Best Lie – Walt assures Jesse that in a year, year and a half, when they’re done cooking, there will be plenty of time for soul searching. Of course, only one of them is likely to live longer than that under the best of circumstances.
The Erlenmeyer Flask Is Mightier – Walt Macguyver’s an ersatz soddering iron out of an extension cord…
Heisenberg Certainty Principle – …so he can blowtorch his own arm halfway off and free himself from the radiator. Watching his skin turn black was stomach-turning.
Official Walter Jr. Breakfast Count: 15
We Are Done, Professionally – The whole episode is built around Mike and Jesse attempting to untangle themselves from the Heisenpire.

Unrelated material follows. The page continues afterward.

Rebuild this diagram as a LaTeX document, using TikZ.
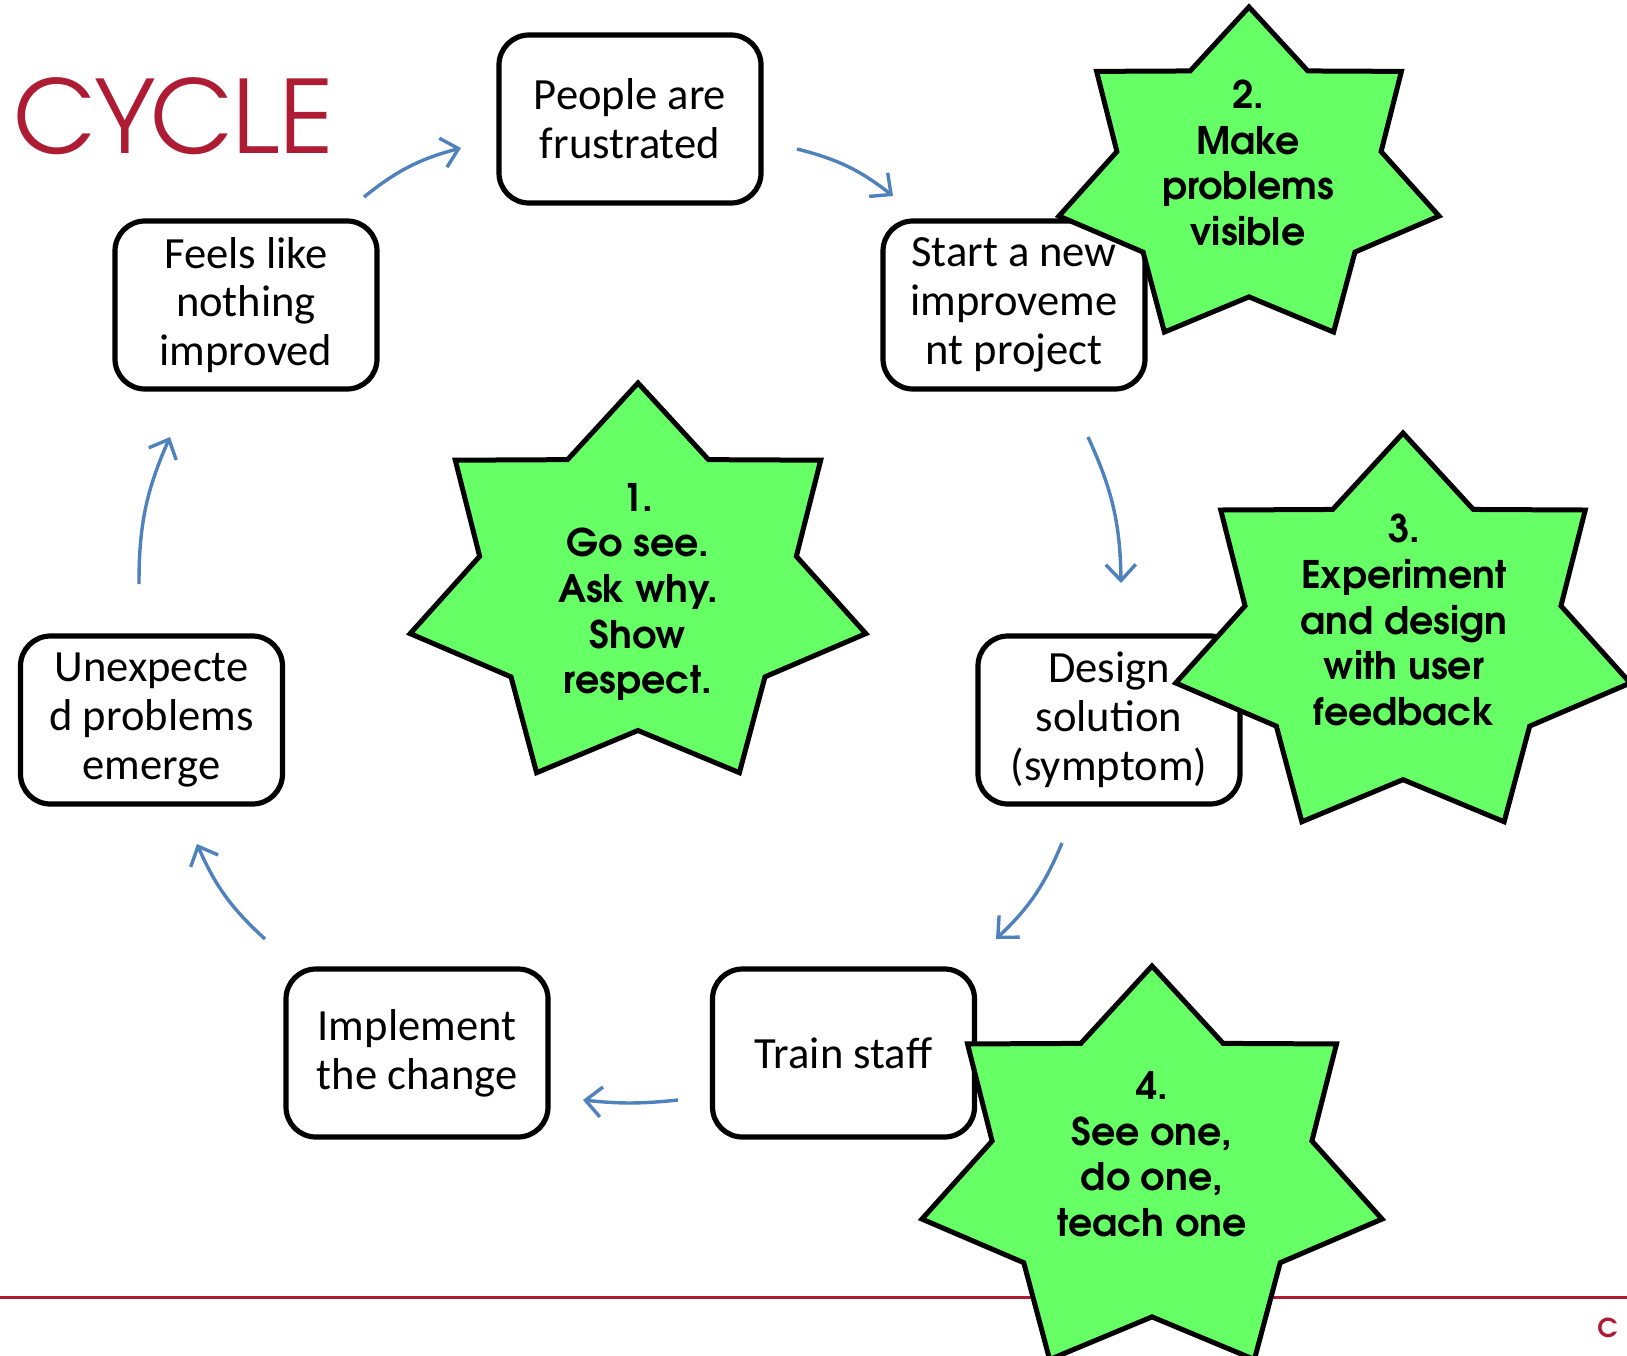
\documentclass[tikz,border=0pt]{standalone}
\usepackage{fontspec}
\setmainfont{Carlito}
\newfontfamily\starfont{texgyreadventor}[Extension=.otf,UprightFont=*-regular,BoldFont=*-bold]
\usetikzlibrary{arrows.meta,calc}
\definecolor{arrowblue}{HTML}{4F81BD}
\definecolor{stargreen}{HTML}{66FF66}
\definecolor{brandred}{HTML}{AE1C34}
\newcommand\greenstar[3]{%
  \filldraw[starshape] plot[samples at={0,...,13},variable=\k]
    ({#1+1.14*#3*(isodd(\k)?0.695:1)*sin(\k*180/7)},{#2-#3*(isodd(\k)?0.695:1)*cos(\k*180/7)}) -- cycle;}
\begin{document}
\begin{tikzpicture}[x=0.5pt,y=-0.5pt,
  box/.style={draw=black,line width=2.6pt,rounded corners=15pt,fill=white,
    minimum width=131pt,minimum height=84pt,align=center,inner sep=0pt,
    font=\fontsize{22.3}{24.4}\selectfont},
  starshape/.style={draw=black,line width=2.5pt,fill=stargreen},
  startext/.style={align=center,inner sep=0pt,
    font=\starfont\bfseries\fontsize{19}{22.8}\selectfont},
  flow/.style={draw=arrowblue,line width=1.7pt,
    -{Straight Barb[length=8pt,width=15pt]},bend left=12}]
\useasboundingbox (0,0) rectangle (1627,1355);
\fill[white] (0,0) rectangle (1627,1355);

% title
\node[anchor=base west,inner sep=0pt,text=brandred,
  font=\starfont\fontsize{50.5}{50.5}\selectfont] (title) at (13,153) {CYCLE};

% footer line
\coordinate (footL) at (0,1297);
\coordinate (footR) at (1627,1297);
\draw[brandred,line width=1.5pt] (footL) -- (footR);
\node[anchor=base west,inner sep=0pt,text=brandred,
  font=\starfont\bfseries\fontsize{13}{13}\selectfont] (logo) at (1597,1337) {C};

% boxes
\node[box] (frustrated) at (630,119) {People are\\frustrated};
\node[box] (startproj) at (1014,305) {Start a new\\improveme\\nt project};
\node[box] (design) at (1109,720) {Design\\solution\\(symptom)};
\node[box] (train) at (843.5,1053) {Train staff};
\node[box] (implement) at (417,1053) {Implement\\the change};
\node[box] (unexpected) at (151.5,720) {Unexpecte\\d problems\\emerge};
\node[box] (feels) at (246,305) {Feels like\\nothing\\improved};

% arrows
\coordinate (a1s) at (364,197);  \coordinate (a1e) at (461,148);
\coordinate (a2s) at (797,149);  \coordinate (a2e) at (893,196);
\coordinate (a3s) at (1088,437); \coordinate (a3e) at (1121,583);
\coordinate (a4s) at (1062,843); \coordinate (a4e) at (996,939);
\coordinate (a5s) at (678,1100); \coordinate (a5e) at (583,1100);
\coordinate (a6s) at (265,939);  \coordinate (a6e) at (197,844);
\coordinate (a7s) at (139,584);  \coordinate (a7e) at (170,437);
\draw[flow] (a1s) to (a1e);
\draw[flow] (a2s) to (a2e);
\draw[flow] (a3s) to (a3e);
\draw[flow] (a4s) to (a4e);
\draw[flow,bend left=6] (a5s) to (a5e);
\draw[flow] (a6s) to (a6e);
\draw[flow] (a7s) to (a7e);

% stars
\greenstar{638}{588}{205}
\node[startext] (s1) at (638,592) {1.\\Go see.\\Ask why.\\Show\\respect.};
\greenstar{1249}{178}{171}
\node[startext] (s2) at (1248,163) {2.\\Make\\problems\\visible};
\greenstar{1403}{637.5}{204.5}
\node[startext] (s3) at (1404,620) {3.\\Experiment\\and design\\with user\\feedback};
\greenstar{1152}{1173}{207}
\node[startext] (s4) at (1152,1154) {4.\\See one,\\do one,\\teach one};
\end{tikzpicture}
\end{document}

Of course by the end Mike is holding a gun to Walt’s head, but no one really believes that he’ll use it and apparently we’re going to have another complicated scheme for them to work together on.
It’s The Little Things – Skyler’s expression when Marie asks how great she must feel after “coming clean” about Ted. “These are very green beans, Mrs. White.” I’m pretty sure they gave Aaron Paul a chair with a lowered seat for that dinner scene so that he would look more childlike sitting between between the two big parental figures in the foreground (and yammering on about how the image the packaging on his frozen dinners masks a less appetizing truth, while the couple stares stonily across the table at each other) . Walt carefully removing the watch he received from Jesse before roasting his wrist with the wires. The brief, completely dead-eyed glance Mike gives Saul after he describes him as a senior citizen. “I have never seen someone work so hard to not get 5 million dollars.”